The latest draft of the TC specification seems to be trying to accomplish two separate things. One – To provide guidance on privacy engineering activities to complete throughout the product development lifecycle. Two – To provide guidance on templates/formats for particular artifacts/evidence of good practices for privacy engineering. I wonder if these should be separated into two deliverables? One argument is that the first deliverable objective could be specified in a normative way, based on leading and best practices. However, the second deliverable objective is elusive because of personal and organizational preferences for the templates/formats for such artifacts/evidence. In fact, even within on particular template/format there can be broad differences in deployment/usage.

Lastly, in regards to the first deliverable objective, we do not yet have what I think is a useful arrangement for conveying the guidance on privacy engineering activities. I have a “privacy architect” colleague Ian Oliver who has written public blogs about how the aviation and medical fields have leveraged “checklists” to reduce risk within their fields (i.e., pilot checklist and surgical team checklists). The latter has been documented extensively because of the significant reductions in surgical theatre mishaps and post-surgery morbidity. Dr. Oliver has applied surgical checklist best practices to privacy engineering in the form of development team checklists. Whether you are using waterfall PDLC or agile PDLC forms, you have the same three-phases around a milestone or sprint/release. You have the Pre-Event, In-Event and Post-Event stages around the milestone. The purpose of industry checklists is two-fold; one – to make sure all the team involved in the event are aware of their roles and are prepared for the event and, two – to make sure proper activities are conducted and adequate evidence of accountability is recorded of completion of those activities.

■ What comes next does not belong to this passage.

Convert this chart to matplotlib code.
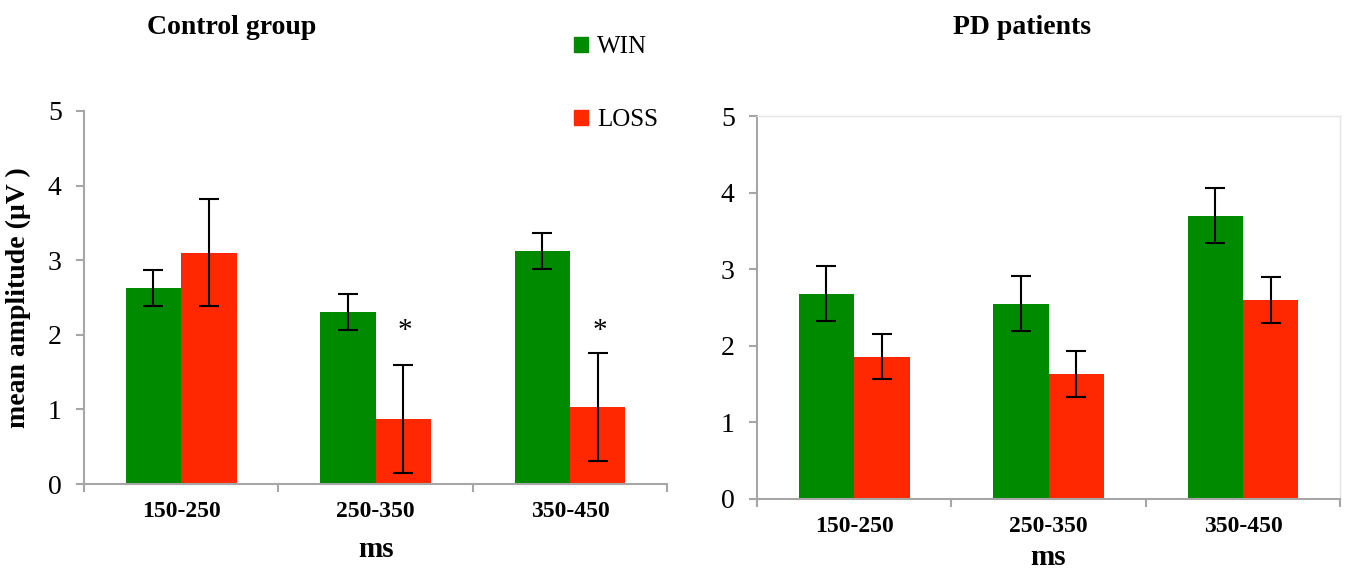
import matplotlib
matplotlib.use("Agg")
import matplotlib.pyplot as plt
from matplotlib.patches import Patch
import numpy as np

plt.rcParams["font.family"] = ["Liberation Serif", "DejaVu Serif"]

windows = ["150-250", "250-350", "350-450"]

# Control group
ctrl_win = [2.63, 2.31, 3.12]
ctrl_win_err = [0.24, 0.24, 0.24]
ctrl_loss = [3.10, 0.87, 1.03]
ctrl_loss_err = [0.72, 0.72, 0.72]
ctrl_sig = [False, True, True]

# PD patients
pd_win = [2.68, 2.55, 3.70]
pd_win_err = [0.36, 0.36, 0.36]
pd_loss = [1.86, 1.63, 2.60]
pd_loss_err = [0.29, 0.30, 0.30]

WIN_COLOR = "#008a00"
LOSS_COLOR = "#ff2800"
AXIS_GRAY = "#a6a6a6"

fig = plt.figure(figsize=(13.5, 5.76), dpi=100)
ax_l = fig.add_axes([0.0622, 0.1597, 0.432, 0.6476])
ax_r = fig.add_axes([0.5607, 0.1337, 0.432, 0.6649])


def draw_panel(ax, win, win_err, loss, loss_err, frame, xpad):
    x = np.arange(len(windows))
    w = 0.285
    ax.bar(x - w / 2, win, w, color=WIN_COLOR, zorder=2)
    ax.bar(x + w / 2, loss, w, color=LOSS_COLOR, zorder=2)
    ekw = dict(fmt="none", ecolor="black", elinewidth=1.5, capsize=7, capthick=1.5, zorder=3)
    ax.errorbar(x - w / 2, win, yerr=win_err, **ekw)
    ax.errorbar(x + w / 2, loss, yerr=loss_err, **ekw)

    ax.set_xlim(-0.5, len(windows) - 0.5)
    ax.set_ylim(0, 5)
    ax.set_yticks(range(6))
    ax.tick_params(axis="y", labelsize=20, length=6, width=1.5, color=AXIS_GRAY, pad=10)
    # category boundary ticks, labels at centres
    ax.set_xticks(np.arange(-0.5, len(windows), 1.0))
    ax.set_xticklabels([])
    ax.set_xticks(x, minor=True)
    ax.set_xticklabels(windows, minor=True, fontsize=17, fontweight="bold")
    ax.tick_params(axis="x", which="major", length=6, width=1.5, color=AXIS_GRAY)
    ax.tick_params(axis="x", which="minor", length=0, pad=12)
    ax.set_xlabel("ms", fontsize=21, fontweight="bold", labelpad=xpad)

    for side in ("left", "bottom"):
        ax.spines[side].set_color(AXIS_GRAY)
        ax.spines[side].set_linewidth(1.5)
    for side in ("top", "right"):
        if frame:
            ax.spines[side].set_color("#e4e4e4")
            ax.spines[side].set_linewidth(1.0)
        else:
            ax.spines[side].set_visible(False)
    return x, w


x, w = draw_panel(ax_l, ctrl_win, ctrl_win_err, ctrl_loss, ctrl_loss_err, False, 10)
for xi, sig in zip(x, ctrl_sig):
    if sig:
        ax_l.text(xi + w / 2 + 0.01, 2.05, "*", ha="center", va="center", fontsize=21)
ax_l.set_ylabel("mean amplitude (µV )", fontsize=20, fontweight="bold", labelpad=12)

draw_panel(ax_r, pd_win, pd_win_err, pd_loss, pd_loss_err, True, 5)

fig.text(232 / 1350, 1 - 28 / 576, "Control group", ha="center", va="center",
         fontsize=20, fontweight="bold")
fig.text(1022 / 1350, 1 - 28 / 576, "PD patients", ha="center", va="center",
         fontsize=20, fontweight="bold")

handles = [Patch(color=WIN_COLOR, label="WIN"), Patch(color=LOSS_COLOR, label="LOSS")]
fig.legend(handles=handles, loc="upper left", bbox_to_anchor=(0.418, 0.955),
           frameon=False, fontsize=18, handlelength=0.55, handleheight=0.55,
           handletextpad=0.35, labelspacing=2.05, borderaxespad=0)

fig.savefig("out.png", dpi=100)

Here is a good overview of how checklists are applied in the medical/surgical context, from a publication of the World Health Organization. http://www.who.int/patientsafety/safesurgery/ss_checklist/en/

My suggestion is that OASIS PbD-SE team look at using the checklist approach to formatting the privacy engineering activities that need to be addressed during the PDLC, by creating such a checklist for the basic milestones we identify.